(aka "Upside Down" & "Underwater")
You’ve probably seen a lot of car advertisements claiming, “WE WE’LL PAY OFF YOUR OLD CAR, NO MATTER HOW MUCH YOU OWE”! This is a lie, because no car dealer every pays of your car for you; you pay off your car because the dealer adds the payoff amount to the price of the car that he’s selling you.
The Wall Street Journal recently (11-11-19) featured a front-page story, “Car Debt Traps More Drivers”. The article begins “John Schricker took out a loan to buy a car in 2017. Then he took out another. And then another. In two years, the 40-year-old electrician signed up for four auto loans, each time trading in the previous car and rolling the unpaid balance into the next loan. He recently bought a $27,000 Jeep Cherokee with a $45,000 loan from Ally Financial Inc.”
This practice has been going on as long as there’ve been car dealers, but it’s worsened in recent years due to sharply increasing car prices with sharply reduced dealer profits on new cars. Car prices are soaring from the revolution in digitalized electronic safety features, but dealers’ profit margins have shrunk from the increasingly educated 21stcentury consumer, armed with the Internet and online buying. 33% of new car buyers that traded in their old car so far in 2019 owned more on their trade-in than its actual value, compared to 28% five years ago and 19% a decade ago, according to the Wall Street Journal.

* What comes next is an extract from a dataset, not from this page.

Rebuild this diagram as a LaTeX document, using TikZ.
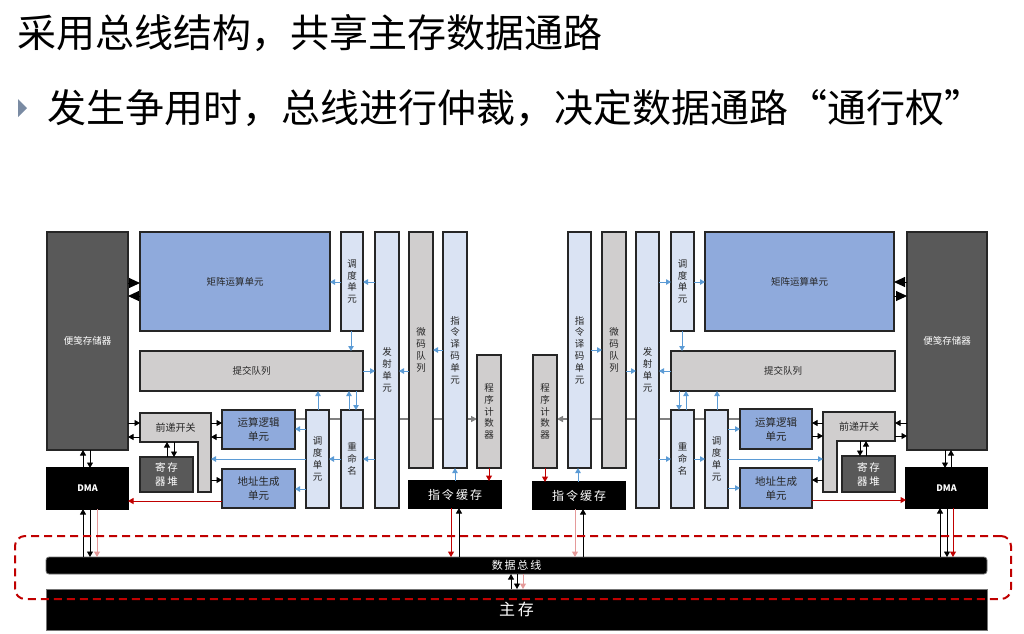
\documentclass[tikz,border=0pt]{standalone}
\usepackage{fontspec}
\setmainfont{Noto Sans CJK SC}
\usetikzlibrary{arrows.meta}
\pgfdeclarelayer{back}
\pgfsetlayers{back,main}

\definecolor{matblue}{HTML}{8FAADC}
\definecolor{lblue}{HTML}{DAE3F3}
\definecolor{lgray}{HTML}{D0CECE}
\definecolor{dgray}{HTML}{595959}
\definecolor{flow}{HTML}{5B9BD5}
\definecolor{dred}{HTML}{C00000}
\definecolor{lred}{HTML}{E59A9A}
\definecolor{bulletc}{HTML}{7A8BA3}

% a box given by its corners (x1,y1)-(x2,y2), in pixel units with y downwards
\newcommand\blk[7]{\node[#1, anchor=north west, minimum width={(#5-#3)*1pt}, minimum height={(#6-#4)*1pt}] (#2) at (#3,#4) {#7};}
% horizontal connector at height #4, vertical connector at abscissa #4
\newcommand\hc[4]{\draw[#1] (#2 |- 0,#4) -- (#3 |- 0,#4);}
\newcommand\vc[4]{\draw[#1] (#2 -| #4,0) -- (#3 -| #4,0);}

\tikzset{
  unit/.style={draw=black!85, line width=1.1pt, inner sep=0pt, outer sep=0pt, text=black!85,
    font=\fontsize{9.5}{11.8}\selectfont, align=center},
  mat/.style={unit, fill=matblue},
  pale/.style={unit, fill=lblue},
  grey/.style={unit, fill=lgray},
  dark/.style={unit, fill=dgray, text=white},
  blackbox/.style={unit, fill=black, draw=black, text=white},
  twoline/.style={font=\fontsize{10.5}{14}\selectfont},
  label/.style={inner sep=0pt, outer sep=0pt, text=black!85, font=\fontsize{10}{12}\selectfont, align=center},
  busbar/.style={unit, fill=black, draw=black!55, line width=0.8pt, rounded corners=3pt, text=white,
    font=\fontsize{11}{12}\selectfont},
  membar/.style={unit, fill=black, draw=black!55, line width=0.8pt, text=white, font=\fontsize{16}{18}\selectfont},
  arbbox/.style={inner sep=0pt, outer sep=0pt, draw=dred, line width=2pt, dash pattern=on 8pt off 5pt, rounded corners=10pt},
  fl/.style={draw=flow, line width=1pt, -{Triangle[length=5pt,width=5.5pt]}},
  bk/.style={draw=black, line width=0.9pt, -{Triangle[length=5.5pt,width=6pt]}},
  rd/.style={draw=dred, line width=1pt, -{Triangle[length=5.5pt,width=6pt]}},
  rdp/.style={draw=lred, line width=1pt, -{Triangle[length=5.5pt,width=6pt]}},
  big/.style={draw=black, line width=1pt, -{Triangle[length=11pt,width=10pt]}},
  gline/.style={draw=black!50, line width=1.3pt, -{Triangle[length=6pt,width=6pt]}},
  fwdshape/.style={fill=lgray, draw=black!85, line width=1.1pt},
  heading/.style={anchor=west, inner sep=0pt, font=\fontsize{39}{42}\selectfont},
}

\begin{document}
\begin{tikzpicture}[x=1pt,y=-1pt]
\useasboundingbox (0,0) rectangle (1024,633);

% headings
\node[heading] (title) at (17,33) {采用总线结构，共享主存数据通路};
\fill[bulletc] (18,99) -- (27,108) -- (18,117) -- cycle;
\node[heading] (point) at (47,108) {发生争用时，总线进行仲裁，决定数据通路“通行权”};

% ---------------- left core ----------------
\blk{dark}{spL}{47}{232}{128}{450}{便笺存储器}
\blk{mat}{matL}{140}{232}{330}{331}{矩阵运算单元}
\blk{pale}{dsTL}{341}{232}{363}{331}{调\\度\\单\\元}
\blk{pale}{issL}{375}{232}{399}{508}{发\\射\\单\\元}
\blk{grey}{ucL}{409}{232}{433}{468}{微\\码\\队\\列}
\blk{pale}{decL}{443}{232}{467}{468}{指\\令\\译\\码\\单\\元}
\blk{grey}{pcL}{477}{355}{501}{468}{程\\序\\计\\数\\器}
\blk{blackbox}{icL}{409}{481}{501}{508}{\fontsize{12}{13}\selectfont 指\,令\,缓\,存}
\blk{grey}{cmtL}{140}{351}{363}{391}{提交队列}
\blk{mat, twoline}{aluL}{222}{410}{295}{449}{运算逻辑\\单元}
\blk{mat, twoline}{agL}{222}{469}{295}{508}{地址生成\\单元}
\blk{pale}{dsBL}{306}{410}{329}{508}{调\\度\\单\\元}
\blk{pale}{renL}{341}{410}{363}{508}{重\\命\\名}
\filldraw[fwdshape] (140,413) -- (211,413) -- (211,492) -- (198,492) -- (198,442) -- (140,442) -- cycle;
\blk{label}{fwL}{140}{413}{211}{442}{前递开关}
\blk{dark, twoline}{rfL}{140}{457}{193}{492}{寄\,存\\器\,堆}
\blk{blackbox}{dmaL}{47}{468}{128}{509}{\fontsize{9}{10}\selectfont\bfseries DMA}

% ---------------- right core ----------------
\blk{grey}{pcR}{533}{355}{557}{468}{程\\序\\计\\数\\器}
\blk{pale}{decR}{568}{232}{591}{468}{指\\令\\译\\码\\单\\元}
\blk{grey}{ucR}{602}{232}{626}{468}{微\\码\\队\\列}
\blk{pale}{issR}{636}{232}{659}{508}{发\\射\\单\\元}
\blk{pale}{dsTR}{671}{232}{694}{331}{调\\度\\单\\元}
\blk{mat}{matR}{705}{232}{894}{331}{矩阵运算单元}
\blk{dark}{spR}{907}{232}{987}{450}{便笺存储器}
\blk{grey}{cmtR}{671}{351}{895}{391}{提交队列}
\blk{blackbox}{icR}{533}{482}{625}{509}{\fontsize{12}{13}\selectfont 指\,令\,缓\,存}
\blk{pale}{renR}{671}{410}{694}{508}{重\\命\\名}
\blk{pale}{dsBR}{705}{410}{728}{508}{调\\度\\单\\元}
\blk{mat, twoline}{aluR}{740}{409}{812}{449}{运算逻辑\\单元}
\blk{mat, twoline}{agR}{740}{468}{812}{508}{地址生成\\单元}
\filldraw[fwdshape] (823,412) -- (895,412) -- (895,441) -- (837,441) -- (837,492) -- (823,492) -- cycle;
\blk{label}{fwR}{823}{412}{895}{441}{前递开关}
\blk{dark, twoline}{rfR}{842}{456}{895}{492}{寄\,存\\器\,堆}
\blk{blackbox}{dmaR}{906}{468}{987}{508}{\fontsize{9}{10}\selectfont\bfseries DMA}

% ---------------- shared bus and memory ----------------
\blk{busbar}{bus}{46}{557}{987}{574}{数\,据\,总\,线}
\blk{membar}{mem}{46}{589}{987}{630}{主\,存}

% ---------------- left connectors ----------------
\hc{big}{spL.east}{matL.west}{283}
\hc{big}{matL.west}{spL.east}{296}
\hc{fl}{issL.west}{dsTL.east}{282}
\hc{fl}{dsTL.west}{matL.east}{282}
\vc{fl}{dsTL.south}{cmtL.north}{351}
\hc{fl}{cmtL.east}{issL.west}{371}
\hc{fl}{ucL.west}{issL.east}{371}
\hc{fl}{decL.west}{ucL.east}{350}
\vc{fl}{icL.north}{decL.south}{455}
\vc{rd}{pcL.south}{icL.north}{489}
\begin{pgfonlayer}{back}
\hc{gline}{aluL.east}{pcL.west}{419}
\hc{gline}{aluR.west}{pcR.east}{419}
\end{pgfonlayer}
\vc{fl}{dsBL.north}{cmtL.south}{318}
\vc{fl}{renL.north}{cmtL.south}{349}
\vc{fl}{cmtL.south}{renL.north}{356}
\hc{fl}{issL.west}{renL.east}{459}
\hc{fl}{renL.west}{dsBL.east}{459}
\hc{fl}{dsBL.west}{aluL.east}{429}
\hc{fl}{dsBL.west}{agL.east}{489}
\hc{fl}{dsBL.west}{fwL.east}{459}
\hc{bk}{fwL.east}{aluL.west}{423}
\hc{bk}{aluL.west}{fwL.east}{437}
\hc{bk}{fwL.east}{agL.west}{480}
\hc{bk}{spL.east}{fwL.west}{423}
\hc{bk}{fwL.west}{spL.east}{437}
\vc{bk}{rfL.north}{fwL.south}{167}
\vc{bk}{fwL.south}{rfL.north}{174}
\vc{bk}{dmaL.north}{spL.south}{83}
\vc{bk}{spL.south}{dmaL.north}{90}
\hc{rd}{agL.west}{dmaL.east}{501}
\vc{bk}{bus.north}{dmaL.south}{83}
\vc{bk}{dmaL.south}{bus.north}{90}
\vc{rdp}{dmaL.south}{bus.north}{97}
\vc{rd}{icL.south}{bus.north}{451}
\vc{bk}{bus.north}{icL.south}{459}

% ---------------- right connectors ----------------
\hc{big}{spR.west}{matR.east}{282}
\hc{big}{matR.east}{spR.west}{296}
\hc{fl}{issR.east}{dsTR.west}{282}
\hc{fl}{dsTR.east}{matR.west}{282}
\vc{fl}{dsTR.south}{cmtR.north}{682}
\hc{fl}{cmtR.west}{issR.east}{371}
\hc{fl}{ucR.east}{issR.west}{371}
\hc{fl}{decR.east}{ucR.west}{350}
\vc{fl}{icR.north}{decR.south}{578}
\vc{rd}{pcR.south}{icR.north}{545}
\vc{fl}{cmtR.south}{renR.north}{679}
\vc{fl}{renR.north}{cmtR.south}{686}
\vc{fl}{dsBR.north}{cmtR.south}{717}
\hc{fl}{issR.east}{renR.west}{459}
\hc{fl}{renR.east}{dsBR.west}{459}
\hc{fl}{dsBR.east}{aluR.west}{429}
\hc{fl}{dsBR.east}{agR.west}{488}
\hc{fl}{dsBR.east}{fwR.west}{459}
\hc{bk}{fwR.west}{aluR.east}{423}
\hc{bk}{aluR.east}{fwR.west}{436}
\hc{bk}{fwR.west}{agR.east}{480}
\hc{bk}{spR.west}{fwR.east}{423}
\hc{bk}{fwR.east}{spR.west}{436}
\vc{bk}{fwR.south}{rfR.north}{860}
\vc{bk}{rfR.north}{fwR.south}{866}
\vc{bk}{spR.south}{dmaR.north}{945}
\vc{bk}{dmaR.north}{spR.south}{951}
\hc{rd}{agR.east}{dmaR.west}{500}
\vc{bk}{bus.north}{dmaR.south}{940}
\vc{bk}{dmaR.south}{bus.north}{947}
\vc{rd}{dmaR.south}{bus.north}{953}
\vc{rdp}{icR.south}{bus.north}{575}
\vc{bk}{bus.north}{icR.south}{583}

% bus <-> main memory
\vc{bk}{mem.north}{bus.south}{511}
\vc{bk}{bus.south}{mem.north}{517}
\vc{rdp}{bus.south}{mem.north}{523}

% arbitration boundary
\blk{arbbox}{arb}{15}{536}{1011}{599}{}
\end{tikzpicture}
\end{document}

Due to car dealers’ reduced ability to make large profits on the sale of new cars, they are focusing on their finance profits. Finance profits are enhanced by the sale of extended services contracts aka warranties, pre-paid car maintenance, GAP insurance, road hazard and roadside assistance insurance, and a litany of other overpriced and usually unnecessary services and products. Car dealers make more money in their F&I (Finance and Insurance) departments than their new car sales departments. Adding the negative equity from car buyers’ trade-ins to the loan on their new cars further enhances the dealers’ profits in their Finance and Insurance Departments.
Many new car buyers with negative equity in their trade-ins are not aware of it, and car dealers don’t bring it to their attention for fear of losing the sale. The facts are revealed in the sales and financing contracts which most buyers don’t read carefully or understand. Most car buyers are focused on one thing…their monthly payment. If a dealer can offer a monthly payment close to their current payment, this usually satisfies the buyer. Dealers can often do this by extending the terms of the loan to a much as 72 months, surprising the buyer with a large down payment, or “flipping” the buyer to a lease.
All the above is why new car buyers should make a point of completely understanding all the numbers of their purchase or lease transaction. This is best done by separating the new car purchase into (1) establishing the actual value of the trade-in compared to the payoff to the bank, (2) knowing the out-the-door selling price of the new car, and (3) the best interest rate, down payment, and terms usually obtainable from their bank of credit union. Car dealers finance most of the new cars they sell through kick-back arrangements with their banks. These interest rates and terms are usually not best for the buyer.